- [SOURCE EXCERPT]:
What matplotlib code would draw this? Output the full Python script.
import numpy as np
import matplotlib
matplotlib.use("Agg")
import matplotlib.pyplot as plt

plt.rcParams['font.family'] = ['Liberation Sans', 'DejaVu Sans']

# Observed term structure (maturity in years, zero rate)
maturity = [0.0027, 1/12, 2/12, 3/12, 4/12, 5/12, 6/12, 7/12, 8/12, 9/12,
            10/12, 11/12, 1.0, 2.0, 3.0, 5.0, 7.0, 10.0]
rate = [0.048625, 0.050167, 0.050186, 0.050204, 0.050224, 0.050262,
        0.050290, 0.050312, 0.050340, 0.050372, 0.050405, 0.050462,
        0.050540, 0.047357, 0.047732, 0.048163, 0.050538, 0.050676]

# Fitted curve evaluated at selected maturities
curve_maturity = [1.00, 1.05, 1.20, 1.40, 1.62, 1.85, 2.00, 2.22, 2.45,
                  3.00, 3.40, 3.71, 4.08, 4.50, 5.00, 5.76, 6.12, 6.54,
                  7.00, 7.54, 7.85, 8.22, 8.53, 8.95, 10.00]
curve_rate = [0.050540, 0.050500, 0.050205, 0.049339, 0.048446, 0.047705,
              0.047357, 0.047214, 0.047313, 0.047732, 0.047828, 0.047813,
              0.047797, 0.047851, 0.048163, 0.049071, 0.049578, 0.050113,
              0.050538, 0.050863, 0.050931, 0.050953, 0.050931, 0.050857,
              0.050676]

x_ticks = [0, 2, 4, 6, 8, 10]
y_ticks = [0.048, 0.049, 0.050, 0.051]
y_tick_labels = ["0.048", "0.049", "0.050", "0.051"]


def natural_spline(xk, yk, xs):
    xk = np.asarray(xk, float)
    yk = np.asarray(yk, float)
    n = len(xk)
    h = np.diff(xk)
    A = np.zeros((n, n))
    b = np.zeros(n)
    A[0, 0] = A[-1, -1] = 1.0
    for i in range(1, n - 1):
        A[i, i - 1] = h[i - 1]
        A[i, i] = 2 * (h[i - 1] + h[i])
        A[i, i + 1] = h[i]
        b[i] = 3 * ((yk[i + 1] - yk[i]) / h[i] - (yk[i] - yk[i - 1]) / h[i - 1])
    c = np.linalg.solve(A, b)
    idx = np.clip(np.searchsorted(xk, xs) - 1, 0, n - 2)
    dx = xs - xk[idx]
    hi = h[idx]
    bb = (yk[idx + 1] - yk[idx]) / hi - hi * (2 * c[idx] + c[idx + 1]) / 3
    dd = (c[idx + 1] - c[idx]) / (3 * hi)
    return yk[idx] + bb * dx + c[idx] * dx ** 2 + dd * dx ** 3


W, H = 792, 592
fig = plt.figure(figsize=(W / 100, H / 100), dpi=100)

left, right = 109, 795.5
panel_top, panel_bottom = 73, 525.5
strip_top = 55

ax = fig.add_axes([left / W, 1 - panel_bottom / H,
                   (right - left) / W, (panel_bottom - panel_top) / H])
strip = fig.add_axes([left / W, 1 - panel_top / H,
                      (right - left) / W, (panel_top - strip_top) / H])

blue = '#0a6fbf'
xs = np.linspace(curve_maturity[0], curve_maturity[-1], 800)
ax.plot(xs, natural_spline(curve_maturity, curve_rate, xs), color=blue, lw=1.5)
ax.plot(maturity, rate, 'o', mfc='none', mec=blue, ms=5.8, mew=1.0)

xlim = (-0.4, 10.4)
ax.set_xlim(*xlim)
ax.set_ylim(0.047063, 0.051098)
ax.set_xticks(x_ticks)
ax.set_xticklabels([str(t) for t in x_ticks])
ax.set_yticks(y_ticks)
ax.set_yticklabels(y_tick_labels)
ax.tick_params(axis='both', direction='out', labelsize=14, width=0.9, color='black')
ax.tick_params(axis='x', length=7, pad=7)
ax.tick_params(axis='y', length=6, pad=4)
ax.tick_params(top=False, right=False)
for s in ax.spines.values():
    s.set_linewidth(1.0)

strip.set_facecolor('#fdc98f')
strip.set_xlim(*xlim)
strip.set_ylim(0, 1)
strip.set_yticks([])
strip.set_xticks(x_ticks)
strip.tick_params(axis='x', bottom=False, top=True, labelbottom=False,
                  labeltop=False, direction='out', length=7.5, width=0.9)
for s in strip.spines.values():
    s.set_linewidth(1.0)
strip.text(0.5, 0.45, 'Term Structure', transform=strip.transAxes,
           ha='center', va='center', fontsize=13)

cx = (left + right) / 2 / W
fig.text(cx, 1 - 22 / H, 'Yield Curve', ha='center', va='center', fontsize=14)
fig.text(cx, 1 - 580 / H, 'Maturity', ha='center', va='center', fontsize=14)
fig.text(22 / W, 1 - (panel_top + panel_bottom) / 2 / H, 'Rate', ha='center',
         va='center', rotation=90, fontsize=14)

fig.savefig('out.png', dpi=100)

- [CHALLENGE]:
Type out the full listing again, exactly as given.

- [EXERCISE OUTPUT]:
What matplotlib code would draw this? Output the full Python script.
import numpy as np
import matplotlib
matplotlib.use("Agg")
import matplotlib.pyplot as plt

plt.rcParams['font.family'] = ['Liberation Sans', 'DejaVu Sans']

# Observed term structure (maturity in years, zero rate)
maturity = [0.0027, 1/12, 2/12, 3/12, 4/12, 5/12, 6/12, 7/12, 8/12, 9/12,
            10/12, 11/12, 1.0, 2.0, 3.0, 5.0, 7.0, 10.0]
rate = [0.048625, 0.050167, 0.050186, 0.050204, 0.050224, 0.050262,
        0.050290, 0.050312, 0.050340, 0.050372, 0.050405, 0.050462,
        0.050540, 0.047357, 0.047732, 0.048163, 0.050538, 0.050676]

# Fitted curve evaluated at selected maturities
curve_maturity = [1.00, 1.05, 1.20, 1.40, 1.62, 1.85, 2.00, 2.22, 2.45,
                  3.00, 3.40, 3.71, 4.08, 4.50, 5.00, 5.76, 6.12, 6.54,
                  7.00, 7.54, 7.85, 8.22, 8.53, 8.95, 10.00]
curve_rate = [0.050540, 0.050500, 0.050205, 0.049339, 0.048446, 0.047705,
              0.047357, 0.047214, 0.047313, 0.047732, 0.047828, 0.047813,
              0.047797, 0.047851, 0.048163, 0.049071, 0.049578, 0.050113,
              0.050538, 0.050863, 0.050931, 0.050953, 0.050931, 0.050857,
              0.050676]

x_ticks = [0, 2, 4, 6, 8, 10]
y_ticks = [0.048, 0.049, 0.050, 0.051]
y_tick_labels = ["0.048", "0.049", "0.050", "0.051"]


def natural_spline(xk, yk, xs):
    xk = np.asarray(xk, float)
    yk = np.asarray(yk, float)
    n = len(xk)
    h = np.diff(xk)
    A = np.zeros((n, n))
    b = np.zeros(n)
    A[0, 0] = A[-1, -1] = 1.0
    for i in range(1, n - 1):
        A[i, i - 1] = h[i - 1]
        A[i, i] = 2 * (h[i - 1] + h[i])
        A[i, i + 1] = h[i]
        b[i] = 3 * ((yk[i + 1] - yk[i]) / h[i] - (yk[i] - yk[i - 1]) / h[i - 1])
    c = np.linalg.solve(A, b)
    idx = np.clip(np.searchsorted(xk, xs) - 1, 0, n - 2)
    dx = xs - xk[idx]
    hi = h[idx]
    bb = (yk[idx + 1] - yk[idx]) / hi - hi * (2 * c[idx] + c[idx + 1]) / 3
    dd = (c[idx + 1] - c[idx]) / (3 * hi)
    return yk[idx] + bb * dx + c[idx] * dx ** 2 + dd * dx ** 3


W, H = 792, 592
fig = plt.figure(figsize=(W / 100, H / 100), dpi=100)

left, right = 109, 795.5
panel_top, panel_bottom = 73, 525.5
strip_top = 55

ax = fig.add_axes([left / W, 1 - panel_bottom / H,
                   (right - left) / W, (panel_bottom - panel_top) / H])
strip = fig.add_axes([left / W, 1 - panel_top / H,
                      (right - left) / W, (panel_top - strip_top) / H])

blue = '#0a6fbf'
xs = np.linspace(curve_maturity[0], curve_maturity[-1], 800)
ax.plot(xs, natural_spline(curve_maturity, curve_rate, xs), color=blue, lw=1.5)
ax.plot(maturity, rate, 'o', mfc='none', mec=blue, ms=5.8, mew=1.0)

xlim = (-0.4, 10.4)
ax.set_xlim(*xlim)
ax.set_ylim(0.047063, 0.051098)
ax.set_xticks(x_ticks)
ax.set_xticklabels([str(t) for t in x_ticks])
ax.set_yticks(y_ticks)
ax.set_yticklabels(y_tick_labels)
ax.tick_params(axis='both', direction='out', labelsize=14, width=0.9, color='black')
ax.tick_params(axis='x', length=7, pad=7)
ax.tick_params(axis='y', length=6, pad=4)
ax.tick_params(top=False, right=False)
for s in ax.spines.values():
    s.set_linewidth(1.0)

strip.set_facecolor('#fdc98f')
strip.set_xlim(*xlim)
strip.set_ylim(0, 1)
strip.set_yticks([])
strip.set_xticks(x_ticks)
strip.tick_params(axis='x', bottom=False, top=True, labelbottom=False,
                  labeltop=False, direction='out', length=7.5, width=0.9)
for s in strip.spines.values():
    s.set_linewidth(1.0)
strip.text(0.5, 0.45, 'Term Structure', transform=strip.transAxes,
           ha='center', va='center', fontsize=13)

cx = (left + right) / 2 / W
fig.text(cx, 1 - 22 / H, 'Yield Curve', ha='center', va='center', fontsize=14)
fig.text(cx, 1 - 580 / H, 'Maturity', ha='center', va='center', fontsize=14)
fig.text(22 / W, 1 - (panel_top + panel_bottom) / 2 / H, 'Rate', ha='center',
         va='center', rotation=90, fontsize=14)

fig.savefig('out.png', dpi=100)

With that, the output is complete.